* [DIRECTIVE]
Up to and including the line with "planetForming, grainGrowth, debrisDisks];", write out the listing from its first line, minus the pictures.

__________________________________________________

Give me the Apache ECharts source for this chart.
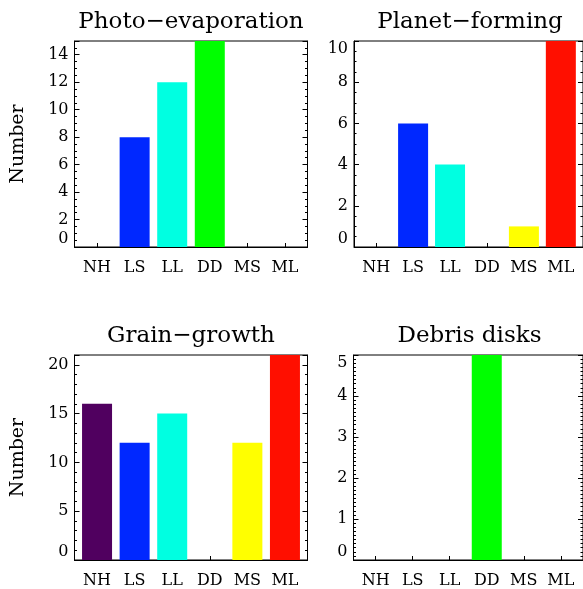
<!DOCTYPE html>
<html>
<head>
<meta charset="utf-8">
<script src="https://cdn.jsdelivr.net/npm/echarts@6/dist/echarts.min.js"></script>
<style>
  html, body { margin: 0; padding: 0; background: #fff; }
  #chart { width: 583px; height: 589px; }
</style>
</head>
<body>
<div id="chart"></div>
<script>
// Disk categories along the x axis
const categories = ['NH', 'LS', 'LL', 'DD', 'MS', 'ML'];
const barColors = ['#50005f', '#0028ff', '#00ffe1', '#00ff00', '#ffff00', '#ff0f00'];

// Counts per category for each scenario
const photoEvaporation = [0, 8, 12, 15, 0, 0];
const planetForming = [0, 6, 4, 0, 1, 10];
const grainGrowth = [16, 12, 15, 0, 12, 21];
const debrisDisks = [0, 0, 0, 5, 0, 0];

const panelTitles = ['Photo\u2212evaporation', 'Planet\u2212forming', 'Grain\u2212growth', 'Debris disks'];
const panelData = [photoEvaporation, planetForming, grainGrowth, debrisDisks];

// Y axis ranges and tick steps per panel
const yMax = [15, 10, 21, 5];
const yStep = [2, 2, 5, 1];
const yMinorSplit = [4, 4, 5, 10];
const xTickValues = [0, 1, 2, 3, 4, 5];

const FONT = 'DejaVu Serif';

const grids = [
  { left: 74.5, top: 41, width: 233, height: 206 },
  { left: 354, top: 41, width: 232, height: 206 },
  { left: 74.5, top: 355, width: 233, height: 205 },
  { left: 353.5, top: 355, width: 232, height: 205 }
];

const option = {
  animation: false,
  backgroundColor: '#fff',
  title: [],
  grid: [],
  xAxis: [],
  yAxis: [],
  series: []
};

grids.forEach((g, i) => {
  option.grid.push(Object.assign({
    show: true, borderColor: '#000', borderWidth: 1, backgroundColor: 'transparent'
  }, g));

  option.title.push({
    text: panelTitles[i],
    left: g.left + g.width / 2,
    top: g.top - 30,
    textAlign: 'center',
    padding: 0,
    textStyle: { fontFamily: FONT, fontSize: 23, fontWeight: 'normal', color: '#000' }
  });

  option.xAxis.push({
    type: 'value',
    gridIndex: i,
    min: -0.6,
    max: 5.6,
    splitLine: { show: false },
    axisLine: { show: true, onZero: false, lineStyle: { color: '#000', width: 1 } },
    axisTick: { show: true, inside: true, length: 4, customValues: xTickValues, lineStyle: { color: '#000' } },
    axisLabel: {
      customValues: xTickValues,
      formatter: v => categories[Math.round(v)] || '',
      fontFamily: FONT, fontSize: 16, color: '#000', margin: 13
    }
  });

  const yCommon = {
    type: 'value',
    gridIndex: i,
    min: 0,
    max: yMax[i],
    interval: yStep[i],
    splitLine: { show: false },
    axisLine: { show: true, onZero: false, lineStyle: { color: '#000', width: 1 } },
    axisTick: { show: true, inside: true, length: 5, lineStyle: { color: '#000' } },
    minorTick: { show: true, splitNumber: yMinorSplit[i], length: 2.5, lineStyle: { color: '#000' } },
    minorSplitLine: { show: false }
  };
  const hasTopLabel = yMax[i] % yStep[i] === 0;
  option.yAxis.push(Object.assign({}, yCommon, {
    position: 'left',
    name: (i % 2 === 0) ? 'Number' : '',
    nameLocation: 'middle',
    nameGap: 47,
    nameTextStyle: { fontFamily: FONT, fontSize: 19, color: '#000' },
    axisLabel: {
      fontFamily: FONT, fontSize: 16, color: '#000', margin: 6,
      showMaxLabel: hasTopLabel,
      showMinLabel: true,
      verticalAlignMinLabel: 'bottom',
      verticalAlignMaxLabel: 'top'
    }
  }));
  option.yAxis.push(Object.assign({}, yCommon, {
    position: 'right',
    axisLabel: { show: false }
  }));

  option.series.push({
    type: 'bar',
    xAxisIndex: i,
    yAxisIndex: 2 * i,
    barWidth: 30,
    clip: true,
    data: panelData[i].map((v, k) => ({ value: [k, v], itemStyle: { color: barColors[k] } }))
  });
});

const chart = echarts.init(document.getElementById('chart'), null, { renderer: 'canvas' });
chart.setOption(option);
</script>
</body>
</html>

__________________________________________________

* [EXERCISE RESULT]
Give me the Apache ECharts source for this chart.
<!DOCTYPE html>
<html>
<head>
<meta charset="utf-8">
<script src="https://cdn.jsdelivr.net/npm/echarts@6/dist/echarts.min.js"></script>
<style>
  html, body { margin: 0; padding: 0; background: #fff; }
  #chart { width: 583px; height: 589px; }
</style>
</head>
<body>
<div id="chart"></div>
<script>
// Disk categories along the x axis
const categories = ['NH', 'LS', 'LL', 'DD', 'MS', 'ML'];
const barColors = ['#50005f', '#0028ff', '#00ffe1', '#00ff00', '#ffff00', '#ff0f00'];

// Counts per category for each scenario
const photoEvaporation = [0, 8, 12, 15, 0, 0];
const planetForming = [0, 6, 4, 0, 1, 10];
const grainGrowth = [16, 12, 15, 0, 12, 21];
const debrisDisks = [0, 0, 0, 5, 0, 0];

const panelTitles = ['Photo\u2212evaporation', 'Planet\u2212forming', 'Grain\u2212growth', 'Debris disks'];
const panelData = [photoEvaporation, planetForming, grainGrowth, debrisDisks];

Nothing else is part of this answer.